Migrating 43M Records from DynamoDB to PostgreSQL

Migrated 43 million records from DynamoDB to Aurora PostgreSQL using a resumable CLI migration tool built in Node.js (TypeScript).

Final runtime: 2h15m
Rows inserted: 12.2M
Errors: 0

Idempotent design, file-level checkpointing, and predictable restart behavior made the system reliable under failure.

No scaling miracle. Just calm engineering.

Who This Is For

This guide is for engineers who need to migrate large datasets between databases and want a system that handles failure gracefully. You'll find it useful if you've dealt with partial writes, crashed processes, or the anxiety of restarting a migration at 3am.

Context: Large-Scale DynamoDB to Aurora PostgreSQL Migration

I've had to run this kind of migration more than once.

Data moves. Architectures evolve. What was "good enough" two years ago often isn't anymore.

Eventually someone says: "We need to migrate this."

I don't decide that part. But I'm usually the one responsible for making sure it finishes, doesn't duplicate data, and doesn't explode at 3am.

Migration Context

Property	Value
Source	DynamoDB
Target	Aurora PostgreSQL
Table size	43,378,852 items
Data size	~8.3 GB
Export format	DynamoDB Export to S3

The export produced 16 gzipped JSON files, each between 150–166 MB.

On paper: Read → Transform → Insert.

In practice, data migration is a reliability problem.

DynamoDB to PostgreSQL Migration Challenges

Long-running migrations fail in many ways:

Process crash
Partial writes
Network interruption
DB timeouts
Infrastructure restart
Malformed rows

The real questions become:

What was written?
What wasn't?
Can I restart safely?
Will I duplicate data?

After dealing with this uncertainty multiple times, I stopped treating migration as a scripting problem. It's a failure-handling problem.

Why AWS Lambda Failed for Long-Running Data Migration

My first attempt used AWS Lambda. It looked clean: stateless execution, easy scaling, no servers, chunk-based processing.

But migrations run long. Very long.

Problem: 30-Minute Timeout

Lambda's timeout forced me to build logic to detect near-timeout, persist checkpoint, and reinvoke itself.

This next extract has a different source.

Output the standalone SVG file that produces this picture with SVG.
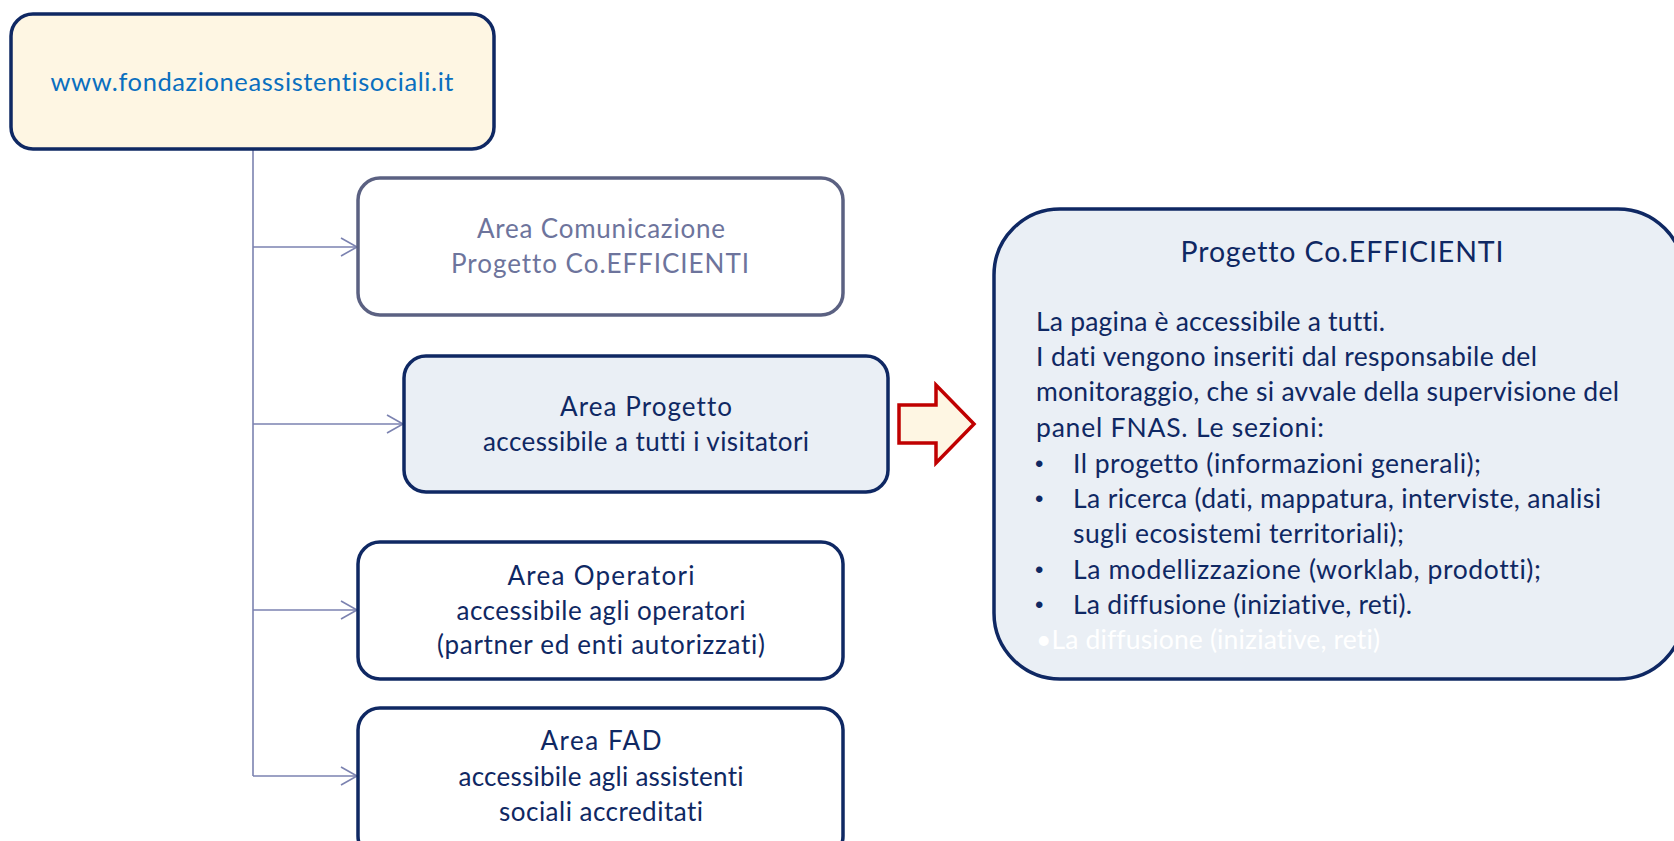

Technically possible. Operationally? Messy.

Operational Issues

Logs fragmented across executions
Difficult to understand global progress
Hard to correlate runs
CloudWatch streams everywhere
Monitoring became painful
More orchestration logic than migration logic

Instead of solving data migration, I was building a mini scheduler. That's clever in the wrong direction.

So I killed it.

Final Approach: A Boring, Controlled CLI Migration Tool

I switched to a long-running CLI process in Node.js (TypeScript).

No reinvocation logic. No distributed coordination. No orchestration complexity.

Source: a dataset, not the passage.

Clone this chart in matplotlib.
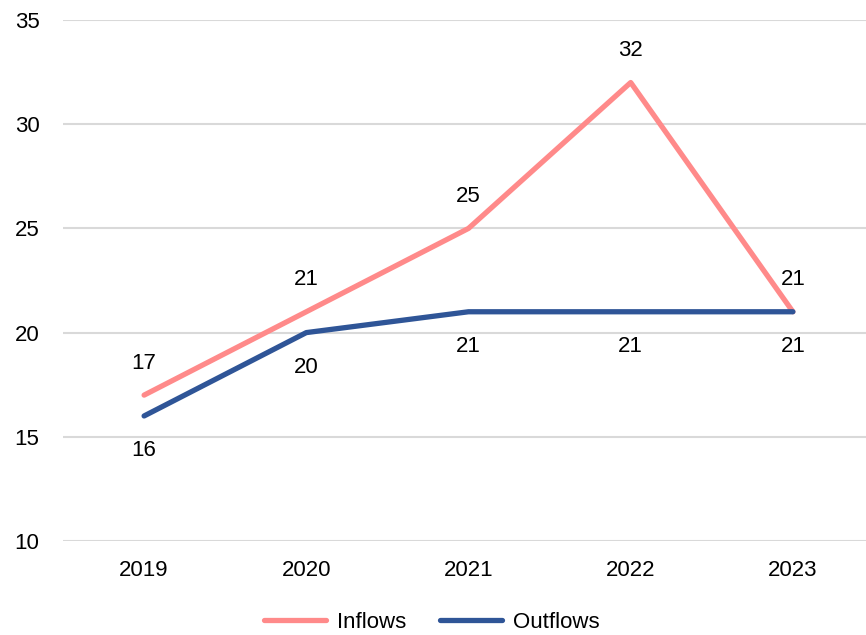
import matplotlib.pyplot as plt

plt.rcParams['font.family'] = ['Liberation Sans', 'DejaVu Sans']

years = ['2019', '2020', '2021', '2022', '2023']
inflows = [17, 21, 25, 32, 21]
outflows = [16, 20, 21, 21, 21]

pink = '#FF8A8A'
navy = '#2F5597'

fig = plt.figure(figsize=(8.66, 6.35), dpi=100)
ax = fig.add_axes([63/866, 1 - 541/635, 811/866, 521/635])

x = range(len(years))
ax.plot(x, inflows, color=pink, lw=3.8, label='Inflows', solid_capstyle='round')
ax.plot(x, outflows, color=navy, lw=3.8, label='Outflows', solid_capstyle='round')

# data labels: inflows above, outflows below
for i, v in enumerate(inflows):
    ax.annotate(str(v), (i, v), xytext=(0, 23), textcoords='offset points',
                ha='center', va='center', fontsize=16)
for i, v in enumerate(outflows):
    ax.annotate(str(v), (i, v), xytext=(0, -25), textcoords='offset points',
                ha='center', va='center', fontsize=16)

ax.set_xlim(-0.5, 4.5)
ax.set_ylim(10, 35)
ax.set_yticks([10, 15, 20, 25, 30, 35])
ax.set_xticks(list(x))
ax.set_xticklabels(years)
ax.yaxis.grid(True, color='#D9D9D9', lw=1.5)
ax.set_axisbelow(True)
for s in ax.spines.values():
    s.set_visible(False)
ax.tick_params(axis='both', length=0, labelsize=16)
ax.tick_params(axis='y', pad=17)
ax.tick_params(axis='x', pad=14)

fig.legend(loc='center', bbox_to_anchor=(432/866, 1 - 622/635), ncol=2,
           frameon=False, fontsize=16, handlelength=2.8, columnspacing=1.5,
           handletextpad=0.5)

fig.savefig('out.png', dpi=100)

Just: Stream file → Parse → Transform → Batch → Upsert → Log → Repeat.

Sometimes boring is better.

Designing an Idempotent Migration System

Before writing the tool, I defined one rule:

If I restart the migration from the beginning, the final database state must be identical.

This simplified everything. Instead of trying to eliminate duplicate work entirely, I made duplicate work harmless.

Implementation

The core of idempotency relies on PostgreSQL's ON CONFLICT clause:

sql

INSERT INTO target_table (id, data, updated_at)
VALUES ($1, $2, $3)
ON CONFLICT (id) DO UPDATE SET
  data = EXCLUDED.data,
  updated_at = EXCLUDED.updated_at;

Key elements:

Deterministic primary key derived from source ID
PostgreSQL ON CONFLICT DO UPDATE for upsert-based writes
No external state required to determine if a row was already processed

That means:

Retrying a batch is safe
Restarting the whole process is safe
Reprocessing a file is safe

Even if something runs twice, the final state is consistent. That removed most of the stress.

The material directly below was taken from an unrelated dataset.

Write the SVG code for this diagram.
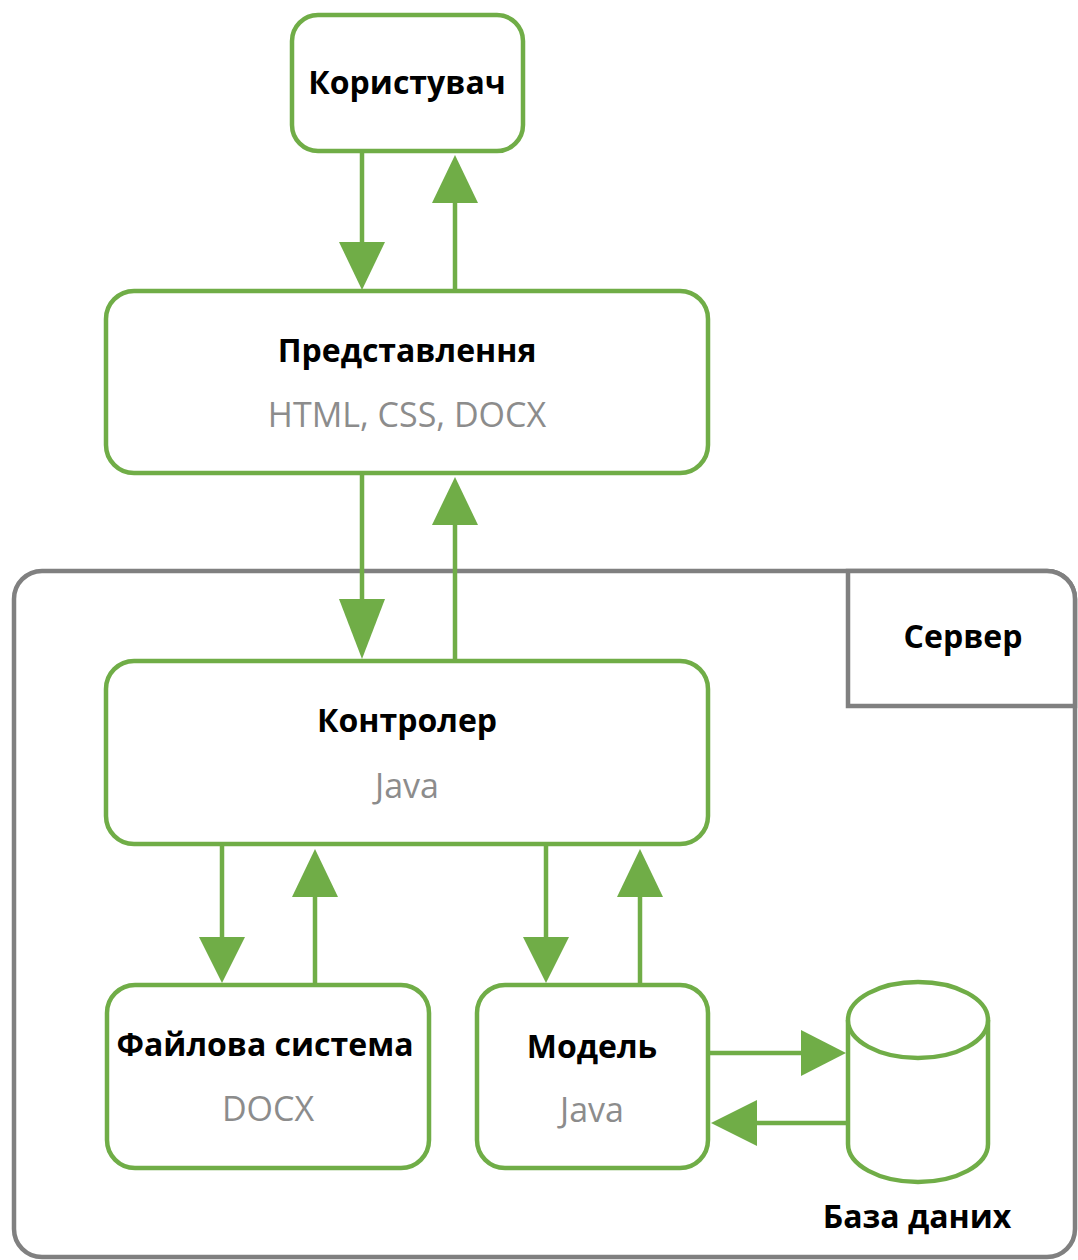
<svg xmlns="http://www.w3.org/2000/svg" width="1078" height="1260" viewBox="0 0 1078 1260">
  <style>
    .box { fill: #ffffff; stroke: #70ad47; stroke-width: 4.5; }
    .srv { fill: #ffffff; stroke: #808080; stroke-width: 4.5; }
    .link { stroke: #70ad47; stroke-width: 4.5; fill: none; }
    .head { fill: #70ad47; }
    .title { font-family: "Open Sans", "Liberation Sans", sans-serif; font-weight: 700; font-size: 32px; fill: #000000; text-anchor: middle; }
    .sub { font-family: "Open Sans", "Liberation Sans", sans-serif; font-weight: 400; font-size: 34px; fill: #8c8c8c; text-anchor: middle; }
  </style>

  <!-- server container -->
  <g id="server">
    <rect class="srv" x="14" y="571" width="1061" height="686" rx="28"/>
    <path class="srv" d="M848 571 H1047 A28 28 0 0 1 1075 599 V706 H848 Z"/>
    <text class="title" x="963" y="648">Сервер</text>
  </g>

  <g id="user">
    <rect class="box" x="292" y="15" width="231" height="136" rx="26"/>
    <text class="title" x="407" y="94">Користувач</text>
  </g>

  <g id="view">
    <rect class="box" x="106" y="291" width="602" height="182" rx="28"/>
    <text class="title" x="407" y="362">Представлення</text>
    <text class="sub" x="407" y="427">HTML, CSS, DOCX</text>
  </g>

  <g id="controller">
    <rect class="box" x="106" y="661" width="602" height="183" rx="28"/>
    <text class="title" x="407" y="732">Контролер</text>
    <text class="sub" x="407" y="798">Java</text>
  </g>

  <g id="filesystem">
    <rect class="box" x="107" y="985" width="322" height="183" rx="28"/>
    <text class="title" x="265" y="1056">Файлова система</text>
    <text class="sub" x="268" y="1121">DOCX</text>
  </g>

  <g id="model">
    <rect class="box" x="477" y="985" width="231" height="183" rx="28"/>
    <text class="title" x="592" y="1058">Модель</text>
    <text class="sub" x="592" y="1122">Java</text>
  </g>

  <g id="database">
    <path class="box" d="M848 1020 V1144 A70 38 0 0 0 988 1144 V1020"/>
    <ellipse class="box" cx="918" cy="1020" rx="70" ry="38"/>
    <text class="title" x="917" y="1228">База даних</text>
  </g>

  <g id="connectors">
    <!-- user <-> view -->
    <line class="link" x1="362" y1="151" x2="362" y2="245"/>
    <polygon class="head" points="339,242 385,242 362,290"/>
    <line class="link" x1="455" y1="291" x2="455" y2="200"/>
    <polygon class="head" points="432,203 478,203 455,155"/>

    <!-- view <-> controller -->
    <line class="link" x1="362" y1="473" x2="362" y2="602"/>
    <polygon class="head" points="339,599 385,599 362,659"/>
    <line class="link" x1="455" y1="661" x2="455" y2="522"/>
    <polygon class="head" points="432,525 478,525 455,477"/>

    <!-- controller <-> file system -->
    <line class="link" x1="222" y1="844" x2="222" y2="940"/>
    <polygon class="head" points="199,937 245,937 222,983"/>
    <line class="link" x1="315" y1="985" x2="315" y2="894"/>
    <polygon class="head" points="292,897 338,897 315,849"/>

    <!-- controller <-> model -->
    <line class="link" x1="546" y1="844" x2="546" y2="940"/>
    <polygon class="head" points="523,937 569,937 546,983"/>
    <line class="link" x1="640" y1="985" x2="640" y2="894"/>
    <polygon class="head" points="617,897 663,897 640,849"/>

    <!-- model <-> database -->
    <line class="link" x1="708" y1="1053" x2="804" y2="1053"/>
    <polygon class="head" points="801,1030 801,1076 846,1053"/>
    <line class="link" x1="848" y1="1123" x2="754" y2="1123"/>
    <polygon class="head" points="757,1100 757,1146 711,1123"/>
  </g>
</svg>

Checkpoint Strategy: File-Level Instead of Row-Level

I considered row-level checkpointing. It adds offset storage, metadata persistence, edge-case complexity, and more reasoning under failure.

Instead, I chose file-level checkpointing.

Each S3 file is:

Processed entirely
Marked complete only after success

If the process crashes halfway through a file, the file is reprocessed from the beginning. Because the system is idempotent, this is safe.

Less precise. Much simpler. Much more predictable.

Handling Bad Records During Bulk Inserts

Large DynamoDB exports always contain problematic records.

If a batch insert fails:

Split batch in half
Retry each half
Keep splitting
Isolate the bad record
Skip it

Everything else continues. One bad row should not stop hours of work.

Streaming Strategy for Large JSON Exports

Each .json.gz file is:

Streamed directly from S3
Decompressed on the fly
Parsed line by line
Inserted in batches of 500

Why Not Parallelize?

I intentionally used single worker, sequential file processing.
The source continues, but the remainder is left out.